O'Callaghan (50) says she adores working with her husband. He calls her his saviour and is 'in awe' of her broadcasting talent and multi-tasking skills as a mother.
The last time their paths crossed professionally and potentially awkwardly was in 2009 when O'Callaghan was tipped to become the new Late Late Show host after Pat Kenny resigned. It was a period she calls the most difficult of her career. At the time, Carson chose to eliminate himself from the decision-making panel, a step taken of his own volition when his wife's name appeared on the list.
During the months of speculation that followed, they made a pledge not to discuss the subject -- and never broke it, she has claimed, apart from once when she momentarily considered taking her name off the list for fear that she might lose the security of her Prime Time job if she accepted the Late Late. He told her to persevere, that she would be "brilliant".

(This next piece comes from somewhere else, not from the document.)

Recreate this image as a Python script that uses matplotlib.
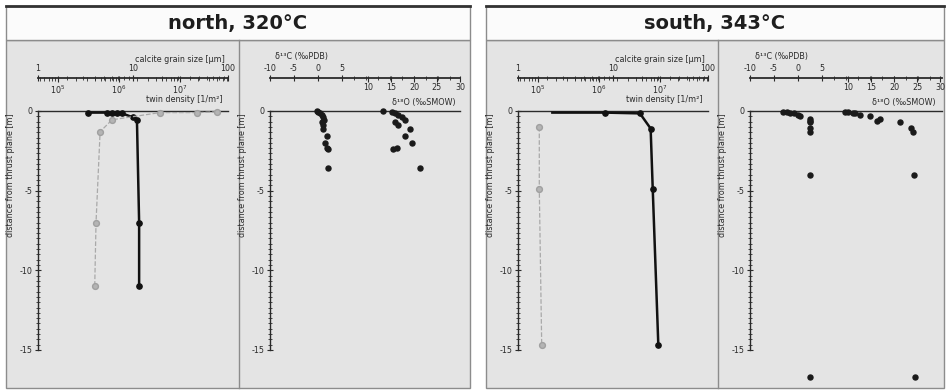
import matplotlib
matplotlib.use('Agg')
import matplotlib.pyplot as plt
from matplotlib.patches import Rectangle
from matplotlib.ticker import FixedLocator, LogLocator, NullLocator, NullFormatter
import numpy as np

# ---------------- data ----------------
# north, 320 °C : calcite grain size [µm] (black) and twin density (gray)
north_gs_depth = [-0.1, -0.1, -0.1, -0.15, -0.15, -0.4, -0.55, -7.0, -11.0]
north_gs_value = [3.4, 5.3, 6.0, 6.8, 7.7, 10.0, 11.0, 11.6, 11.6]
north_td_depth = [-0.05, -0.1, -0.1, -0.55, -1.3, -7.0, -11.0]
north_td_value = [4.0e7, 1.9e7, 4.7e6, 7.7e5, 4.9e5, 4.2e5, 4.0e5]

# south, 343 °C
south_gs_depth = [-0.1, -0.1, -0.15, -1.1, -4.9, -14.7]
south_gs_value = [2.3, 8.2, 19.2, 24.9, 26.2, 30.0]
south_td_depth = [-1.0, -4.9, -14.7]
south_td_value = [1.05e5, 1.05e5, 1.15e5]

# stable isotopes
north_iso_depth = [0.0, -0.05, -0.15, -0.25, -0.35, -0.55, -0.67, -0.87, -1.1, -1.6, -2.0, -2.3, -2.4, -3.6]
north_d13C = [-0.3, 0.1, 0.4, 0.8, 1.1, 1.3, 0.9, 1.0, 1.1, 1.8, 1.5, 1.8, 2.1, 2.1]
north_d18O = [13.3, 15.2, 15.9, 16.6, 17.3, 18.0, 15.9, 16.6, 19.1, 18.0, 19.5, 16.2, 15.5, 21.3]

south_iso_depth = [-0.05, -0.05, -0.1, -0.15, -0.25, -0.3, -0.5, -0.65, -0.7, -1.05, -1.3, -4.0, -16.7]
south_d13C = [-3.1, -2.2, -1.7, -0.8, 0.0, 0.5, 2.5, 2.5, 2.5, 2.5, 2.5, 2.5, 2.5]
south_d18O = [9.3, 10.1, 11.5, 11.0, 12.6, 14.8, 17.0, 16.2, 21.3, 23.8, 24.2, 24.3, 24.6]

titles = ["north, 320°C", "south, 343°C"]
gs_ticks = [1, 10, 100]
gs_ticklabels = ["1", "10", "100"]
td_ticks = [1e5, 1e6, 1e7]
td_ticklabels = [r"$10^5$", r"$10^6$", r"$10^7$"]
d13C_ticks = [-10, -5, 0, 5]
d18O_ticks = [10, 15, 20, 25, 30]
depth_ticks = [0, -5, -10, -15]
depth_ticklabels = ["0", "-5", "-10", "-15"]

# ---------------- layout ----------------
W, H = 946, 390
fig = plt.figure(figsize=(W / 100, H / 100), dpi=100)
plt.rcParams['font.family'] = ['DejaVu Sans']

def fb(x0, y0, x1, y1):
    return [x0 / W, 1 - y1 / H, (x1 - x0) / W, (y1 - y0) / H]

bg = fig.add_axes([0, 0, 1, 1])
bg.set_xlim(0, W)
bg.set_ylim(H, 0)
bg.axis('off')

Y0 = 111      # depth 0 (px)
YB = 386      # bottom of depth axes (px)
YLIM = (-17.26, 0)
YS = 78       # scale line (px)
TD_LIM = (10 ** 4.672, 10 ** 7.787)
LC = '#2a2a2a'
FS = 5.8

panels = [(6, 470, 239), (486, 944, 718)]
for (x0, x1, xs), title in zip(panels, titles):
    bg.add_patch(Rectangle((x0, 40), x1 - x0, 348, facecolor='#e4e4e4', edgecolor='#8c8c8c', lw=1))
    bg.add_patch(Rectangle((x0, 6), x1 - x0, 34, facecolor='#fbfbfb', edgecolor='#8c8c8c', lw=1))
    bg.plot([x0, x1], [6, 6], color='#333333', lw=2)
    bg.plot([xs, xs], [40, 388], color='#8c8c8c', lw=1)
    bg.text((x0 + x1) / 2, 24, title, ha='center', va='center', fontsize=14,
            fontweight='bold', color='#1e1e1e')


def depth_axes(xa, w, xlim, twin_lim, xscale='linear'):
    ax = fig.add_axes(fb(xa, Y0, xa + w, YB))
    t = ax.twiny()
    ax.patch.set_visible(False)
    ax.set_xscale(xscale)
    ax.set_xlim(*xlim)
    ax.set_ylim(*YLIM)
    for s in ['right', 'bottom']:
        ax.spines[s].set_visible(False)
    ax.spines['left'].set_bounds(-15, 0)
    ax.spines['left'].set_color(LC)
    ax.spines['top'].set_color(LC)
    ax.spines['left'].set_linewidth(1.0)
    ax.spines['top'].set_linewidth(1.0)
    ax.set_yticks(depth_ticks)
    ax.set_yticklabels(depth_ticklabels)
    ax.yaxis.set_minor_locator(FixedLocator(np.arange(0, -15.01, -1 / 3)))
    ax.tick_params(axis='y', which='major', direction='inout', length=4, width=0.8,
                   labelsize=FS, pad=2, colors=LC)
    ax.tick_params(axis='y', which='minor', direction='inout', length=2.5, width=0.6, colors=LC)
    ax.xaxis.set_major_locator(NullLocator())
    ax.xaxis.set_minor_locator(NullLocator())
    ax.tick_params(axis='x', which='both', top=False, bottom=False, labeltop=False, labelbottom=False)
    ax.set_ylabel('distance from thrust plane [m]', fontsize=FS, color=LC)
    ax.yaxis.set_label_coords(-23 / w, 0.767)
    # hidden twin for the second quantity
    t.set_xscale(xscale)
    t.set_xlim(*twin_lim)
    for s in t.spines.values():
        s.set_visible(False)
    t.xaxis.set_major_locator(NullLocator())
    t.xaxis.set_minor_locator(NullLocator())
    t.tick_params(axis='x', which='both', top=False, bottom=False, labeltop=False, labelbottom=False)
    return ax, t


def scale_axes(xa, w, xlim_top, xlim_bot, top_ticks, top_labels, bot_ticks, bot_labels,
               xscale='linear', top_minor=None, bot_minor=None):
    a = fig.add_axes(fb(xa, YS - 0.5, xa + w, YS + 0.5))
    b = a.twiny()
    a.patch.set_visible(False)
    a.set_xscale(xscale)
    a.set_xlim(*xlim_top)
    a.set_yticks([])
    for s in ['left', 'right', 'bottom']:
        a.spines[s].set_visible(False)
    a.spines['top'].set_color(LC)
    a.spines['top'].set_linewidth(1.3)
    a.set_xticks(top_ticks)
    a.set_xticklabels(top_labels)
    if top_minor is not None:
        a.xaxis.set_minor_locator(top_minor)
        a.xaxis.set_minor_formatter(NullFormatter())
    else:
        a.xaxis.set_minor_locator(NullLocator())
    a.tick_params(axis='x', which='both', top=True, bottom=False, labeltop=True, labelbottom=False)
    a.tick_params(axis='x', which='major', direction='inout', length=4, width=0.8,
                  labelsize=FS, pad=1.5, colors=LC)
    a.tick_params(axis='x', which='minor', direction='inout', length=2.5, width=0.6, colors=LC)

    b.set_xscale(xscale)
    b.set_xlim(*xlim_bot)
    for s in b.spines.values():
        s.set_visible(False)
    b.set_xticks(bot_ticks)
    b.set_xticklabels(bot_labels)
    if bot_minor is not None:
        b.xaxis.set_minor_locator(bot_minor)
        b.xaxis.set_minor_formatter(NullFormatter())
    else:
        b.xaxis.set_minor_locator(NullLocator())
    b.tick_params(axis='x', which='both', top=False, bottom=True, labeltop=False, labelbottom=True)
    b.tick_params(axis='x', which='major', direction='inout', length=4, width=0.8,
                  labelsize=FS, pad=1.5, colors=LC)
    b.tick_params(axis='x', which='minor', direction='inout', length=2.5, width=0.6, colors=LC)
    return a, b


gs_sets = [(38, north_gs_depth, north_gs_value, north_td_depth, north_td_value, slice(0, None)),
           (518, south_gs_depth, south_gs_value, south_td_depth, south_td_value, slice(1, None))]
for xa, gd, gv, td, tv, mk in gs_sets:
    w = 190
    ax, axt = depth_axes(xa, w, (1, 100), TD_LIM, 'log')
    ax.plot(gv, gd, '-o', color='#111111', lw=1.8, ms=3.8, markevery=mk, clip_on=False, zorder=5)
    axt.plot(tv, td, '--o', color='#a9a9a9', lw=0.9, ms=4.2, mfc='#b4b4b4', mec='#a0a0a0',
             clip_on=False, zorder=4)
    scale_axes(xa, w, (1, 100), TD_LIM, gs_ticks, gs_ticklabels, td_ticks, td_ticklabels,
               xscale='log', top_minor=LogLocator(base=10, subs=np.arange(2, 10)),
               bot_minor=LogLocator(base=10, subs=np.arange(2, 10)))
    bg.text(xa + 187, 60, 'calcite grain size [µm]', ha='right', va='center', fontsize=FS, color=LC)
    bg.text(xa + 185, 99, 'twin density [1/m²]', ha='right', va='center', fontsize=FS, color=LC)

iso_sets = [(270, 190, north_iso_depth, north_d13C, north_d18O),
            (750, 192, south_iso_depth, south_d13C, south_d18O)]
for xa, w, dep, c13, o18 in iso_sets:
    c_lim = (-10, -10 + w / 4.8)
    o_lim = (10 - (98) / 4.6, 10 + (w - 98) / 4.6)
    ax, ax2 = depth_axes(xa, w, c_lim, o_lim)
    ax.plot(c13, dep, 'o', color='#1a1a1a', ms=3.6, clip_on=False, zorder=5)
    ax2.plot(o18, dep, 'o', color='#1a1a1a', ms=3.6, clip_on=False, zorder=5)
    scale_axes(xa, w, c_lim, o_lim, d13C_ticks, [str(v) for v in d13C_ticks],
               d18O_ticks, [str(v) for v in d18O_ticks],
               top_minor=FixedLocator([7.5, 10, 12.5, 15, 17.5, 20, 22.5, 25, 27.5]))
    bg.text(xa + 5, 56, 'δ¹³C (‰PDB)', ha='left', va='center', fontsize=FS, color=LC)
    bg.text(xa + 186, 102, 'δ¹⁸O (‰SMOW)', ha='right', va='center', fontsize=FS, color=LC)

fig.savefig('out.png', dpi=100)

When it was announced that Ryan Tubridy would replace Kenny on the show, she recalled how the first person she called when she was told she hadn't got the job was Carson.
"I rang Steve and I said 'OK, love. I'm not doing the Late Late -- meet me in the car park.' It was like for a snog. It was quite weird. I said, it's as if we're having an affair and we're married. But there was that sense of a huge weight being lifted off my shoulders because all that time I couldn't speak to my husband."
One acquaintance of the couple says "Prime Time is very much Miriam's baby.
"Prime Time is Miriam. Miriam is Prime Time. He's coming onto her patch, but there is no ego involved with her. She's no diva and will just keep the head down and focus on the job in hand, as she always does. As for Steve, he is a gentleman with a huge amount of experience. He'll have the tact to handle it."
What will also stand to them is a long and successful track record of working together in the past, at first on BBC2's Newsnight in the 1990s and later in 2001 when they set up their own production company, Mint, which made documentaries and television series for RTÉ, the BBC and Channel 4.
"They have an established working relationship together and there has never been any issue with them professionally," says one media insider.
"He is also her boss on her summer TV show but in neither that or in Prime Time does she report directly to Steve. There is always a chain of management.
"In the case of Prime Time, the presenter works directly with the producer and director of that night's show. When there are team discussions, the editor chairs that but it is done as a team.
"Steve may well be around the set of Prime Time on any given night but if he has any suggestions to make, he will make them to the producer or director. You don't have the editor of current affairs dealing directly with the presenter, be it Richard Crowley or Miriam.
"Across the media, there are family relationships where paths cross professionally. It happens all the time. It's something that people take a moment's notice of and then pass off. For the director of television to have to step in across all current affairs output carries with it a plethora of responsibilities and challenges, of which the appropriate management of any single person on the staff is a tiny detail.
"Either way, Steve won't be in that position for long. It's a pro tem solution for a finite period. It will be dealt with professionally. All of the evidence so far has been that that's exactly how the two of them operate whenever they are working together. It's just business and they will handle it as such."
As the Montrose power couple take on their latest challenge, Strokestown must indeed seem like a long way off.